Nachhaltigkeit als demokratischen Prozess gestalten
Der Nachhaltigkeitsbeirat des Landes Brandenburg hat zum Thema „Sozialer Zusammenhalt in einer offenen Gesellschaft, Demokratie als Lebensform“ Empfehlungen für die Landesregierung erarbeitet. Sie wurden am 8. Januar 2024 übergeben. Die Empfehlungen beruhen auf einem Policy Brief, in dem das Autorenteam eine ressortübergreifende Strategie empfiehlt, um die Themen soziale Gerechtigkeit, Teilhabe und eine hohe Lebensqualität für alle unter Anerkennung der planetaren Grenzen integrativ anzugehen.
Am gemeinsamen Gespräch von Beirat und Landesregierung nahmen neben den Beiratsmitgliedern die Bevollmächtigte des Landes beim Bund, Staatssekretärin Friederike Haase, sowie Sozialministerin Ursula Nonnemacher, Wirtschaftsminister Jörg Steinbach und Bildungsminister Steffen Freiberg teil.
In dem Policy Brief weist das Autorenteam um Prof. Ortwin Renn, früherer Direktor des RIFS, darauf hin, dass die Forderung nach mehr Nachhaltigkeit beim politischen Handeln nicht in erster Linie als Klima- und Umweltpolitik zu verstehen sei, sondern weiter gefasst werden müsse. „Denn politische Programme zur Nachhaltigkeit wirken sich auch direkt und indirekt auf Wirtschaft, Gesellschaft und Kultur aus“, gibt Beiratsvorsitzender Renn zu Bedenken.
Für die Landesregierung erklärt Staatssekretärin in der Staatskanzlei, Friederike Haase: „Die Empfehlungen des Nachhaltigkeitsbeirates geben uns wichtige Hinweise, die wir in unserem politischen Handeln berücksichtigen wollen. Nachhaltigkeit kann nicht auf die selbstverständlich wichtigen Themen Umwelt und Klima eingeengt werden. So wirkt die soziale Dimension in nahezu alle Politikbereiche und ist deswegen ebenso ein unverzichtbarer Bestandteil von nachhaltigem Handeln. Sie ist das Fundament, auf dem das soziale Miteinander, eine wehrhafte Demokratie und der gesellschaftliche Zusammenhalt auch in Brandenburg aufbauen. Die Landesregierung wird das bei der Weiterentwicklung der Landesnachhaltigkeitsstrategie mit einbeziehen.“
In seinen Empfehlungen definiert das Autorenteam für die Landesregierung vier wesentliche Ziele: Zunächst seien Fairness und soziale Gerechtigkeit zu nennen, dann der soziale Zusammenhalt und die Identifikation mit dem demokratischen Gemeinwesen, zudem eine soziale, wirtschaftliche sowie kulturelle Teilhabe und Beteiligung, zu guter Letzt zählten Gesundheit und Wohlbefinden dazu.

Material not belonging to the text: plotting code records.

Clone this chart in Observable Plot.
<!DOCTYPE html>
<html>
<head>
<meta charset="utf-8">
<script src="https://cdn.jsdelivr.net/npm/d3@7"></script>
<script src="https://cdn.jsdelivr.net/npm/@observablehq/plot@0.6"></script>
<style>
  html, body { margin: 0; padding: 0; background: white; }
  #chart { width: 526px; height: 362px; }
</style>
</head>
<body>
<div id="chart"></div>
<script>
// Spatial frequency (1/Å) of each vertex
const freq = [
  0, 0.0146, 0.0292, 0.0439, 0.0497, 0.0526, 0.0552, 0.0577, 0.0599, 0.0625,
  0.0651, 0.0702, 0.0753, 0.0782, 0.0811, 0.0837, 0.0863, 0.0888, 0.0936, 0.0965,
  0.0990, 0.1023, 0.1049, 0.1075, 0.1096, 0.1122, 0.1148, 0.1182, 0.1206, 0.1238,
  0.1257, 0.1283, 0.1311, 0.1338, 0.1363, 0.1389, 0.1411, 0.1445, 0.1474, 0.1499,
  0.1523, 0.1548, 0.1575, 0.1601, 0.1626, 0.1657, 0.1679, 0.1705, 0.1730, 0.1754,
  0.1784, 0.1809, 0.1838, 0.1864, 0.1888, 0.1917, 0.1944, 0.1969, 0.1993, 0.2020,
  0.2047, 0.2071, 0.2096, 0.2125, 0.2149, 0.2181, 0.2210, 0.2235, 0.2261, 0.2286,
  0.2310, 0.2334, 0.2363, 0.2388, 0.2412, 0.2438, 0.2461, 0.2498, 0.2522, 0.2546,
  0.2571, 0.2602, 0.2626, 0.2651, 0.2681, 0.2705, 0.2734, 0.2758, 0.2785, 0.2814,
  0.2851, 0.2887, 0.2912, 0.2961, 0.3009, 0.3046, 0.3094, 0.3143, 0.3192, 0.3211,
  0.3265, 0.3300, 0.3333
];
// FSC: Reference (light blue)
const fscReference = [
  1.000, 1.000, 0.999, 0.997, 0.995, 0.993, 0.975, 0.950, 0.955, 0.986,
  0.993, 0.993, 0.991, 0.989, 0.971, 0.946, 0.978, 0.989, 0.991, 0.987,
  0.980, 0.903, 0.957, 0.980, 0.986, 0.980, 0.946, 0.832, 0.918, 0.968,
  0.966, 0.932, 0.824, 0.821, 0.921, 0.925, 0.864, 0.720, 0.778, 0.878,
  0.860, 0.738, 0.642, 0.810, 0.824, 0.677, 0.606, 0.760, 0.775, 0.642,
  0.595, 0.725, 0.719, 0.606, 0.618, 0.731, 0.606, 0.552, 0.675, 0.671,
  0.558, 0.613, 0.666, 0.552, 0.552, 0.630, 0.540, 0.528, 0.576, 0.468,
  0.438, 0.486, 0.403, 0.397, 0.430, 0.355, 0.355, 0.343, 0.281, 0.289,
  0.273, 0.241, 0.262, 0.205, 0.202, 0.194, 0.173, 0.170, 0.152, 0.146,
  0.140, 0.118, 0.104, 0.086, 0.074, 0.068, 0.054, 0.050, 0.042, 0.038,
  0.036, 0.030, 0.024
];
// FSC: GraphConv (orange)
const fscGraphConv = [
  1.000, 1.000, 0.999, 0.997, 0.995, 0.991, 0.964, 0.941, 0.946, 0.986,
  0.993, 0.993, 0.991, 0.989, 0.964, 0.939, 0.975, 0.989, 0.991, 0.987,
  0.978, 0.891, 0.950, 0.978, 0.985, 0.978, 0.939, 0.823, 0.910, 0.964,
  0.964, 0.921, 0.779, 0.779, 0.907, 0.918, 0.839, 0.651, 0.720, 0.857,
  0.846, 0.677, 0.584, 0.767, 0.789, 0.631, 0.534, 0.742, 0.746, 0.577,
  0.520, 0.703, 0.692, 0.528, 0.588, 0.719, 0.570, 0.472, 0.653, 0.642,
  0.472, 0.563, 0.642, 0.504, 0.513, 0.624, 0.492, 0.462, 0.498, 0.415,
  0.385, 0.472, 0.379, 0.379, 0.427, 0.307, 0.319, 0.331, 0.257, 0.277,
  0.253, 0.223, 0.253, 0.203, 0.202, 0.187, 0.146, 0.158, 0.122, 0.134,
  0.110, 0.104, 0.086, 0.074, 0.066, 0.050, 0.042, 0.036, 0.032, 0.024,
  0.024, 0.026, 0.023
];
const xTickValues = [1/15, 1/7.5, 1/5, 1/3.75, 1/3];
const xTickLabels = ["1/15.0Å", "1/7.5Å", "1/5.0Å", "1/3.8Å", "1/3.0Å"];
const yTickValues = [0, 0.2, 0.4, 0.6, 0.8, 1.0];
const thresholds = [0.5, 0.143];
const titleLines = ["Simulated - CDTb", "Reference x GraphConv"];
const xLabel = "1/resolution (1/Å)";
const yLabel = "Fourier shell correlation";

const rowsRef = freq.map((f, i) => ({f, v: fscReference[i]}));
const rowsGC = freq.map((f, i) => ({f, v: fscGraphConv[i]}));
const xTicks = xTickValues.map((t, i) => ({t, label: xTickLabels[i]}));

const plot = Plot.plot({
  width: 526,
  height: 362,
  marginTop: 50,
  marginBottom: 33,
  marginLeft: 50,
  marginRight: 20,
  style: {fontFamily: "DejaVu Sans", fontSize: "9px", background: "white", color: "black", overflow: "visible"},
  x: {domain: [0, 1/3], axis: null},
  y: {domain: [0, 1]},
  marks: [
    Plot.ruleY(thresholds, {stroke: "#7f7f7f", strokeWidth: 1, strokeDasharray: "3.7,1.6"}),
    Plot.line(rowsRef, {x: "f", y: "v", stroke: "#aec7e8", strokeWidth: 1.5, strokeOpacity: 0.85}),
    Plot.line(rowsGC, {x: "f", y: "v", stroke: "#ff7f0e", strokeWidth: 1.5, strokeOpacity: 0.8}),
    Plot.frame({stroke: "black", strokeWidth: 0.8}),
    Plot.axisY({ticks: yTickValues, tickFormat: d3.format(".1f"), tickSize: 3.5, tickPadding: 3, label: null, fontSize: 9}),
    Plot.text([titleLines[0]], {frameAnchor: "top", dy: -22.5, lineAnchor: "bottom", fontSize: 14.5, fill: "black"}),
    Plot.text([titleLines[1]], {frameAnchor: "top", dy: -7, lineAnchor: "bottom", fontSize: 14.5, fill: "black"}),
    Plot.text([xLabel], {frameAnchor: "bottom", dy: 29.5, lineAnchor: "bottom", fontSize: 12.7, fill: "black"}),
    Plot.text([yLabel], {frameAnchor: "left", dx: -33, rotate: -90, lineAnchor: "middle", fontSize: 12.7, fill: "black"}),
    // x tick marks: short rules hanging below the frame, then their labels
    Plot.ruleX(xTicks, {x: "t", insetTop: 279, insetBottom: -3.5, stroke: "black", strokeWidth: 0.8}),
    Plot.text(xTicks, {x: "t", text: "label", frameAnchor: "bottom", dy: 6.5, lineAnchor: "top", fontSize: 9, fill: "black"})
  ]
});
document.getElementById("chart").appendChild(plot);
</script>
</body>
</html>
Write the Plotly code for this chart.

Querschnittsaufgabe für alle
In seiner auf dem Policy Brief aufbauenden gemeinsamen Stellungnahme rät der Beirat dazu, vor dem Hintergrund der tatsächlichen Situation vor Ort konkrete Maßnahmen nach einer entsprechenden Analyse zu entwickeln. Zudem müssten die sozialen Nachhaltigkeitsziele identifiziert, in Strategien und Maßnahmen umgesetzt und dann in die Gesellschaft, in alle Ressorts der Landesregierung und in die Politik kommuniziert werden. „Wir empfehlen der Landesregierung, einen verbindlichen Nachhaltigkeits-Check vorzunehmen – und zwar, bevor über die Vergabe von Fördermitteln entschieden oder der Haushalt aufgestellt wird“, sagt Prof. Renn.
Dass soziale Nachhaltigkeit die sozialen und kulturellen Voraussetzungen für ein dauerhaft friedliches und gerechtes Zusammenleben ermöglicht, ist eine Folgerung des Beirates. Jedoch seien diese Ziele erreichbar, wenn sie als Querschnittsaufgabe für alle Ministerien und Behörden verbindlich verankert würden. Zudem müssten in dieser Frage Politik, Wirtschaft, Wissenschaft und Zivilgesellschaft gemeinsam Probleme und Herausforderungen identifizieren und Lösungen für die verantwortlichen Entscheidungsinstanzen entwerfen.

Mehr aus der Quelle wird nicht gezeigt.